At Friday's news conference, Hancock said 122,347 tests were conducted in the 24 hours to 0800 GMT.
“This unprecedented expansion in British testing capability is an incredible achievement,” he said.
“Testing is crucial to suppress the virus ... It helps remove the worry. It helps keep people safe, and it will help us to unlock the lockdown.”
With Prime Minister Boris Johnson saying Britain had passed through the coronavirus peak, a mass testing program to gauge the spread of the virus through the population is seen as key to
any easing of the social distancing measures that have all but shut down the economy and forced millions to stay at home.
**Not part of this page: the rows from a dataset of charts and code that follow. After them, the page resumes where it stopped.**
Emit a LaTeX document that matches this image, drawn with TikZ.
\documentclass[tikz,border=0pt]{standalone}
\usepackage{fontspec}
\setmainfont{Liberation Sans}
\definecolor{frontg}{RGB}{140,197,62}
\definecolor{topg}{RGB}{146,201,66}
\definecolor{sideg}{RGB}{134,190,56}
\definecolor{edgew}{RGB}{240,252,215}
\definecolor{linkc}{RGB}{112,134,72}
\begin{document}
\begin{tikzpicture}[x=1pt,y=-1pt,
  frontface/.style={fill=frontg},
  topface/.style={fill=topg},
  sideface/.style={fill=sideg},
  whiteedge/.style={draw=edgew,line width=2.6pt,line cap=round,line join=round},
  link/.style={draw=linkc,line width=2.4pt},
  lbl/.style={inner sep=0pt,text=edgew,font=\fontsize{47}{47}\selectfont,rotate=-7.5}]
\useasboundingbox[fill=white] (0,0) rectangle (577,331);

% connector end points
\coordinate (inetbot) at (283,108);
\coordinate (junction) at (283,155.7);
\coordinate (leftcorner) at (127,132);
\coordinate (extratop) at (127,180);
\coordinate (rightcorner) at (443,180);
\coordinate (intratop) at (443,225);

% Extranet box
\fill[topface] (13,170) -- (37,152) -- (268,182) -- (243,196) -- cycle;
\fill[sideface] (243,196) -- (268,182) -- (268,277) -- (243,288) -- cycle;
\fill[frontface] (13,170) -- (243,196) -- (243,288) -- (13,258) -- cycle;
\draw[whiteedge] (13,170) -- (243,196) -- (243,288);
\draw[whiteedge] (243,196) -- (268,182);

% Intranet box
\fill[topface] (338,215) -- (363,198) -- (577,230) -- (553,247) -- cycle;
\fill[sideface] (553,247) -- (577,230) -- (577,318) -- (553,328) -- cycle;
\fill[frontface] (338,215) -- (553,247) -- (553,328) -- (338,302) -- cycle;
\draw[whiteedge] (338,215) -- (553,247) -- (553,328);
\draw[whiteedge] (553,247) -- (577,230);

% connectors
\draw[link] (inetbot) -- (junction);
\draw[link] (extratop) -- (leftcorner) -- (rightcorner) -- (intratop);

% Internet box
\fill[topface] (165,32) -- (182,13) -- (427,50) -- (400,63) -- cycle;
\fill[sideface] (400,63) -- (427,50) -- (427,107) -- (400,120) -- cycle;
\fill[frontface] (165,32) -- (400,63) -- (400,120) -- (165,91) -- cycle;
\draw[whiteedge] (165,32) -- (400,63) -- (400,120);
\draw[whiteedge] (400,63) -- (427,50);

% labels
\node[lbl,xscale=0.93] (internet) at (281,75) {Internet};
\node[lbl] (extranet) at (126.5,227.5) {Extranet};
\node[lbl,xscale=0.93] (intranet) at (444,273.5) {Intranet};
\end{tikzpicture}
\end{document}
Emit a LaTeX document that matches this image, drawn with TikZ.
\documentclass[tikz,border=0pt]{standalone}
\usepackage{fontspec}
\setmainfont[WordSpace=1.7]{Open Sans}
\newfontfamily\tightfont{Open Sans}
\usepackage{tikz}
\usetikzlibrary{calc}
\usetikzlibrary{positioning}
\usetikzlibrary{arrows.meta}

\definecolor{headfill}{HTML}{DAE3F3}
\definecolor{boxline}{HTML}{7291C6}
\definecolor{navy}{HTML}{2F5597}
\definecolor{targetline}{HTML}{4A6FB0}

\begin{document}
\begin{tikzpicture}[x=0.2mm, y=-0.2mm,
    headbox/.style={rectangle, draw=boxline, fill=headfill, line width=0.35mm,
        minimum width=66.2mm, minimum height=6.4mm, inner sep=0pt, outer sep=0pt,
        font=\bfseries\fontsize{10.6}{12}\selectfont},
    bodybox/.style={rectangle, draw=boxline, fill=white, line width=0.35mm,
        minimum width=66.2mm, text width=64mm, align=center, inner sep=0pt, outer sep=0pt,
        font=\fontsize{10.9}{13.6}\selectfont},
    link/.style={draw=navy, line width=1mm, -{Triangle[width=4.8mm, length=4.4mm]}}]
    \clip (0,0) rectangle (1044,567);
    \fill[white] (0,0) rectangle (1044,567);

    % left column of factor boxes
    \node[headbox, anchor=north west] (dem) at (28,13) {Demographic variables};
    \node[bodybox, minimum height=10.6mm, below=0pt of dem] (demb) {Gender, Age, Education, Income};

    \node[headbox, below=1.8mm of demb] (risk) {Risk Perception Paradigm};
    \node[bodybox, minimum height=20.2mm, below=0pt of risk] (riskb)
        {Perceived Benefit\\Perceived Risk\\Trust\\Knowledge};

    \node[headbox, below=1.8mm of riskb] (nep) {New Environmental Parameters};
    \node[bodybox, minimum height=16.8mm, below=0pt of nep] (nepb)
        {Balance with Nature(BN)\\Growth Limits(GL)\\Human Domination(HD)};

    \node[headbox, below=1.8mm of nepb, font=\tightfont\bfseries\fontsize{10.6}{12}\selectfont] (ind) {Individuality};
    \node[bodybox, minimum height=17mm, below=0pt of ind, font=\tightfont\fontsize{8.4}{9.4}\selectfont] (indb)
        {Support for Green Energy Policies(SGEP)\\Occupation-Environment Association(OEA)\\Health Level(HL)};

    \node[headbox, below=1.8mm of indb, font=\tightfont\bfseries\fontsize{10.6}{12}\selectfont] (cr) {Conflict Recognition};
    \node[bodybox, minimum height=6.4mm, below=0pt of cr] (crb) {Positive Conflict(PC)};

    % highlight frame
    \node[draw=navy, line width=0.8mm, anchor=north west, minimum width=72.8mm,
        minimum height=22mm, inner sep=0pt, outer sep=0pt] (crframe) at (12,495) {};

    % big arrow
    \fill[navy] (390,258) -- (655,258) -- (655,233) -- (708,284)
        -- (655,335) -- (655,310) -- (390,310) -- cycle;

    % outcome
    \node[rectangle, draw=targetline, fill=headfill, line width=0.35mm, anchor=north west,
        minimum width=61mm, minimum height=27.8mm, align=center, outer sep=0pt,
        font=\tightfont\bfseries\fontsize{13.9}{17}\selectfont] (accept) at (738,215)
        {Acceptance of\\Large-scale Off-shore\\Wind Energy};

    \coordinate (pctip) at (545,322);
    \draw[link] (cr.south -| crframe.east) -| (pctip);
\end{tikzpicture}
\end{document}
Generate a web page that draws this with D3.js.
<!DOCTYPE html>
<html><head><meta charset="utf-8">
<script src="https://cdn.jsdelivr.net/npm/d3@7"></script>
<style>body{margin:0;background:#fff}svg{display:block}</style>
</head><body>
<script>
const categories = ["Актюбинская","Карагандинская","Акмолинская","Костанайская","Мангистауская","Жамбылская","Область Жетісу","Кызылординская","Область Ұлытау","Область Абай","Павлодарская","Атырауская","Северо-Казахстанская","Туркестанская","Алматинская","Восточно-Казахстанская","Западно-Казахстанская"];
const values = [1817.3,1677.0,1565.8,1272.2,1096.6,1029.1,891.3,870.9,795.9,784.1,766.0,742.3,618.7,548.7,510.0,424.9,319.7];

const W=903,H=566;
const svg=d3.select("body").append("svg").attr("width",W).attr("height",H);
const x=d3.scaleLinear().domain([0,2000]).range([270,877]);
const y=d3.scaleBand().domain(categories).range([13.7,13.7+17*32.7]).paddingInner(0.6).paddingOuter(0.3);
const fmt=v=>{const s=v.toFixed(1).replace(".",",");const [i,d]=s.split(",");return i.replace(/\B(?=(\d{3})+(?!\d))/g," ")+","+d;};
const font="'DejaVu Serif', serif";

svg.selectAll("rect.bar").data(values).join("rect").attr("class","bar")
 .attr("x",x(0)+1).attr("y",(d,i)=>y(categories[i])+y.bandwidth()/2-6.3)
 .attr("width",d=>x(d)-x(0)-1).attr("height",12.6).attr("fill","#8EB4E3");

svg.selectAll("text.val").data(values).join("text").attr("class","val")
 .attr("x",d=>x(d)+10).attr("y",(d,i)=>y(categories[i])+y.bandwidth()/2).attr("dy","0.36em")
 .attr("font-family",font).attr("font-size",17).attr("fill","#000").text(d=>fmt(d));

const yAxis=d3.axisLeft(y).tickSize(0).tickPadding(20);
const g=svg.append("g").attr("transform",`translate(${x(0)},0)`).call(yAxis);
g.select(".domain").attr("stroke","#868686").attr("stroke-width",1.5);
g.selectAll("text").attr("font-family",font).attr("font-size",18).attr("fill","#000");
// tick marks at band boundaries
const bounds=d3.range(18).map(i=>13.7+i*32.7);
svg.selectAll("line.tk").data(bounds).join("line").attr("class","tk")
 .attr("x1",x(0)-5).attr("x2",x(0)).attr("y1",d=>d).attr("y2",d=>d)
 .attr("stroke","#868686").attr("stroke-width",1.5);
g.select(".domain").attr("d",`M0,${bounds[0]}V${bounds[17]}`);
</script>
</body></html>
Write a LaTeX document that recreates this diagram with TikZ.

Johnson and his government have been criticized not only for not quickly stepping up testing, but also for moving slowly on bringing in the lockdown and for a lack of protective equipment
for health workers.
With 27,510 deaths, Britain is set to be one of the worst-hit countries in Europe and it is all but inevitable the government's response to the outbreak will be subject of an inquiry afterwards.
Opposition Labor leader Keir Starmer renewed his criticism of the prime minister in an interview with the Evening Standard newspaper, saying Johnson had been “slow, slow at every turn.”
He called for testing to be ramped up to a quarter of a million tests every 24 hours and for 50,000 contact-tracers to be deployed to keep the nation safe.
The number of tests carried out each day has increased rapidly in recent days, and has risen from levels of around 10,000 per day in early April.